New head chef at Number One, Mathew Sherry, tells us about bagging his job at The Balmoral
Mathew Sherry worked at Castle Terrace Restaurant for seven years
“I went to The Balmoral once or twice when I was growing up and the clock tower is such an iconic part of the city, it really is a symbol of home for me”.
You’ll be able to try his food when the restaurant reopens on June 4. (Probably a couple of minutes late, if they go by the time on their clock, which is set to ensure that everybody makes their train).
The last person in that job was Mark Donald, who left for a new restaurant, The Glenturret by Lalique. As well as a top role, it’s a stepping stone.
After all, everyone knows The Balmoral, even more so once the eponymous documentary series airs on Channel 5 on May 21.
“I was involved in a multiple-stage interview process”, says Sherry, who started too late to get his television cameo. “Initially by phone, then in person and finally in the kitchen in order to showcase my skills and pull together some dishes for the team to taste”.
Although this chef is Edinburgh-born and began his career working for seven years at Dominic Jack’s Castle Terrace Restaurant, which sadly closed during lockdown, he most recently worked in Lancashire. This was at the Michelin-starred Northcote, under executive chef Lisa Goodwin-Allen, who was one of the winners on season five of the Great British Menu.

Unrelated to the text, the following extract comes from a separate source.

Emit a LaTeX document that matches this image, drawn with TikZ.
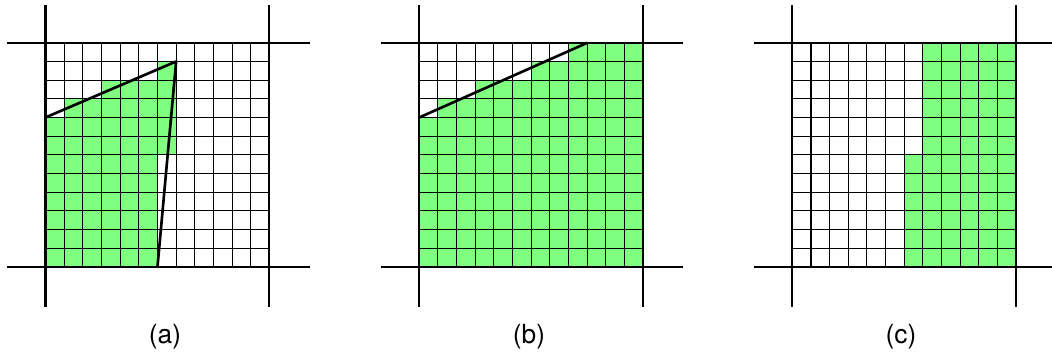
\documentclass[tikz,border=0pt]{standalone}
\usepackage{fontspec}
\setmainfont{TeX Gyre Heros}
\usepackage{tikz}
\definecolor{cellgreen}{RGB}{128,255,128}
\tikzset{
  gridline/.style={line width=0.6pt, color=black},
  frameline/.style={line width=1.15pt, color=black},
  edgeline/.style={line width=1.5pt, color=black, line join=round},
  covered/.style={fill=cellgreen, draw=none},
  caption/.style={font=\fontsize{15}{17}\selectfont, inner sep=0pt}
}
\begin{document}
\begin{tikzpicture}
  \useasboundingbox (0,0) rectangle (21.04,7.2);
  % Panel (a): triangle edges and covered cells
  \begin{scope}[shift={(0.91,1.864)}, x=0.3733cm, y=0.3733cm]
    \fill[covered] (0,0) -- (6,0) -- (6,6) -- (7,6) -- (7,11) -- (6,11) -- (6,10) -- (3,10)
      -- (3,9) -- (1,9) -- (1,8) -- (0,8) -- cycle;
    \foreach \i in {1,...,11} {
      \draw[gridline] (\i,0) -- (\i,12);
      \draw[gridline] (0,\i) -- (12,\i);
    }
    % Frame lines
    \draw[frameline] (-2.05,0) -- (14.15,0);
    \draw[frameline] (-2.05,12) -- (14.15,12);
    \draw[frameline] (0,-2.15) -- (0,14.05);
    \draw[frameline] (12,-2.15) -- (12,14.05);
    % Edges
    \coordinate (aleft) at (0,8);
    \coordinate (atop) at (7,11);
    \coordinate (abot) at (6,0);
    \draw[edgeline] (aleft) -- (atop) -- (abot);
  \end{scope}
  % Panel (b)
  \begin{scope}[shift={(8.386,1.864)}, x=0.3733cm, y=0.3733cm]
    \fill[covered] (0,0) -- (12,0) -- (12,12) -- (8,12) -- (8,11) -- (6,11) -- (6,10) -- (3,10)
      -- (3,9) -- (1,9) -- (1,8) -- (0,8) -- cycle;
    \foreach \i in {1,...,11} {
      \draw[gridline] (\i,0) -- (\i,12);
      \draw[gridline] (0,\i) -- (12,\i);
    }
    \draw[frameline] (-2.05,0) -- (14.15,0);
    \draw[frameline] (-2.05,12) -- (14.15,12);
    \draw[frameline] (0,-2.15) -- (0,14.05);
    \draw[frameline] (12,-2.15) -- (12,14.05);
    \coordinate (bleft) at (0,8);
    \coordinate (btop) at (9,12);
    \draw[edgeline] (bleft) -- (btop);
  \end{scope}
  % Panel (c)
  \begin{scope}[shift={(15.846,1.864)}, x=0.3733cm, y=0.3733cm]
    \fill[covered] (6,0) -- (12,0) -- (12,12) -- (7,12) -- (7,6) -- (6,6) -- cycle;
    \foreach \i in {1,...,11} {
      \draw[gridline] (\i,0) -- (\i,12);
      \draw[gridline] (0,\i) -- (12,\i);
    }
    \draw[frameline] (-2.05,0) -- (14.15,0);
    \draw[frameline] (-2.05,12) -- (14.15,12);
    \draw[frameline] (0,-2.15) -- (0,14.05);
    \draw[frameline] (12,-2.15) -- (12,14.05);
  \end{scope}
  % Captions
  \node[caption] (capa) at (3.30,0.46) {(a)};
  \node[caption] (capb) at (10.58,0.46) {(b)};
  \node[caption] (capc) at (18.02,0.46) {(c)};
\end{tikzpicture}
\end{document}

“I’ve always tried to learn as much as possible from the places I have previously worked. I started young at Castle Terrace and it's where I learned kitchen discipline and how to respect the ingredients you are working with,” he says. “When I moved to Northcote I really developed those skills. Being appointed head chef there was a big moment for me. I was 26 and that’s when I really felt like all my hard work had started to pay off”.

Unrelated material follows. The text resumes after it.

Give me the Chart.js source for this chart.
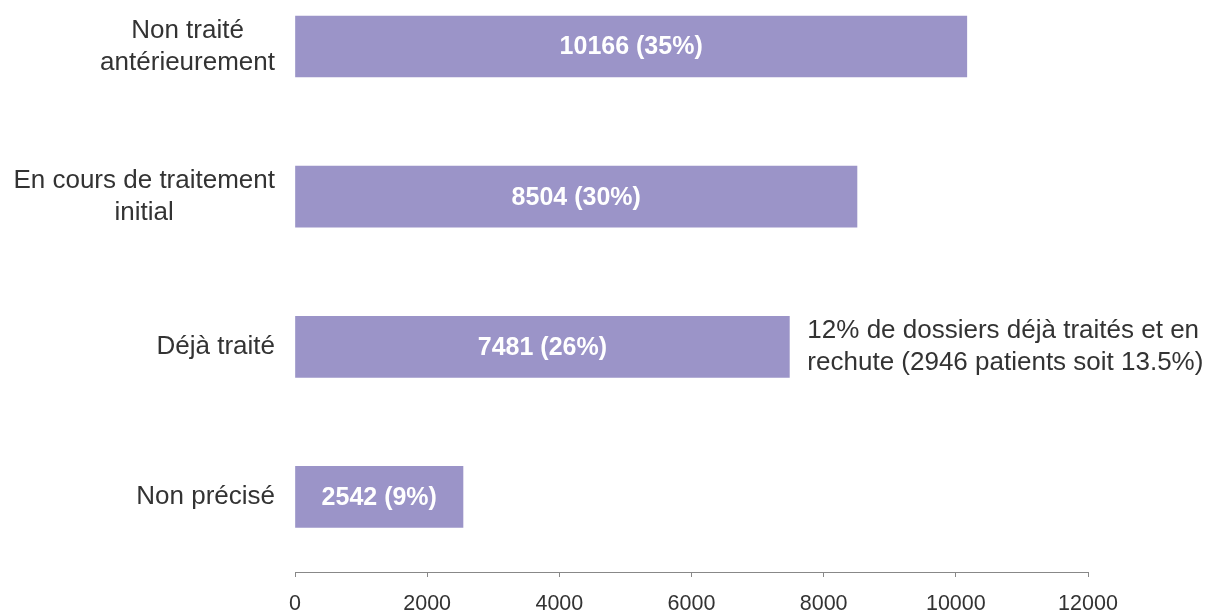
<!DOCTYPE html>
<html>
<head>
<meta charset="utf-8">
<script src="https://cdn.jsdelivr.net/npm/chart.js@4/dist/chart.umd.min.js"></script>
<style>
  html, body { margin: 0; padding: 0; background: #fff; }
  #wrap { width: 1214px; height: 612px; position: relative; }
</style>
</head>
<body>
<div id="wrap"><canvas id="c" width="1214" height="612"></canvas></div>
<script>
const categories = [
  ['Non traité', 'antérieurement'],
  ['En cours de traitement', 'initial'],
  ['Déjà traité'],
  ['Non précisé']
];
const values = [10166, 8504, 7481, 2542];
const percents = ['35%', '30%', '26%', '9%'];
const xTicks = [0, 2000, 4000, 6000, 8000, 10000, 12000];
const annotationLines = ['12% de dossiers déjà traités et en', 'rechute (2946 patients soit 13.5%)'];
const annotationIndex = 2;

const FONT = '"Liberation Sans", Arial, Helvetica, sans-serif';
const TEXT = '#333333';
const BAR = '#9b94c8';

const yLabelPlugin = {
  id: 'yLabels',
  afterDraw(chart) {
    const ctx = chart.ctx;
    const ys = chart.scales.y;
    const right = chart.chartArea.left - 20;
    ctx.save();
    ctx.font = '26px ' + FONT;
    ctx.fillStyle = TEXT;
    ctx.textAlign = 'center';
    ctx.textBaseline = 'middle';
    categories.forEach((lines, i) => {
      const y = ys.getPixelForValue(i);
      const w = Math.max(...lines.map(l => ctx.measureText(l).width));
      const lh = 32;
      const y0 = y - (lines.length - 1) * lh / 2;
      lines.forEach((l, k) => ctx.fillText(l, right - w / 2, y0 + k * lh));
    });
    ctx.restore();
  }
};

const barLabelPlugin = {
  id: 'barLabels',
  afterDatasetsDraw(chart) {
    const ctx = chart.ctx;
    const meta = chart.getDatasetMeta(0);
    ctx.save();
    ctx.font = 'bold 25px ' + FONT;
    ctx.fillStyle = '#ffffff';
    ctx.textAlign = 'center';
    ctx.textBaseline = 'middle';
    meta.data.forEach((bar, i) => {
      const x = (bar.x + bar.base) / 2;
      ctx.fillText(values[i] + ' (' + percents[i] + ')', x, bar.y + 1);
    });
    const b = meta.data[annotationIndex];
    ctx.font = '26px ' + FONT;
    ctx.fillStyle = TEXT;
    ctx.textAlign = 'left';
    const lh = 32;
    const y0 = b.y - (annotationLines.length - 1) * lh / 2;
    annotationLines.forEach((l, k) => ctx.fillText(l, b.x + 18, y0 + k * lh));
    ctx.restore();
  }
};

new Chart(document.getElementById('c'), {
  type: 'bar',
  data: {
    datasets: [{
      data: values.map((v, i) => ({ x: v, y: i })),
      backgroundColor: BAR,
      borderWidth: 0,
      barThickness: 61
    }]
  },
  options: {
    indexAxis: 'y',
    responsive: false,
    animation: false,
    devicePixelRatio: 1,
    layout: { padding: { top: 0, right: 126, bottom: 0, left: 0 } },
    plugins: { legend: { display: false }, tooltip: { enabled: false } },
    scales: {
      x: {
        type: 'linear',
        min: 0,
        max: 12000,
        afterBuildTicks(scale) { scale.ticks = xTicks.map(v => ({ value: v })); },
        afterFit(scale) { scale.height = 40; },
        border: { display: true, color: '#888888', width: 1 },
        grid: { display: true, drawOnChartArea: false, drawTicks: true, tickLength: 5, color: '#888888' },
        ticks: { font: { size: 21.5, family: FONT }, color: TEXT, padding: 14, maxRotation: 0,
                 callback: v => String(v) }
      },
      y: {
        type: 'linear',
        reverse: true,
        offset: false,
        min: -0.31,
        max: 3.5,
        afterBuildTicks(scale) { scale.ticks = categories.map((c, i) => ({ value: i })); },
        afterFit(scale) { scale.width = 295; },
        border: { display: false },
        grid: { display: false },
        ticks: { display: false }
      }
    }
  },
  plugins: [yLabelPlugin, barLabelPlugin]
});
</script>
</body>
</html>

As well as support in his new role at Number One, he has autonomy, so is able to develop his signature.
On opening, we can try his three-course menu, and a seven-course tasting list.
“It features ingredients such as Loch Duart salmon, hand-dived Orkney scallop and salt-aged Hereford beef. I want people to walk away feeling that the whole tasting experience has a flow, so each course is building on the last”, he says. “I would say the ingredient I’m most excited about is Scottish seafood, whether that’s scallops, langoustines or fresh fish”.
As far as diners returning to fine-dining goes, Sherry is optimistic.
“I believe that the majority of people miss the interaction and ambiance”, he says. “Edinburgh is known for its excellent food and drink scene and I think it’s going to be incredibly important for us to use our emotional intelligence as hospitality professionals, to anticipate what our diners want before they’ve even asked for it”.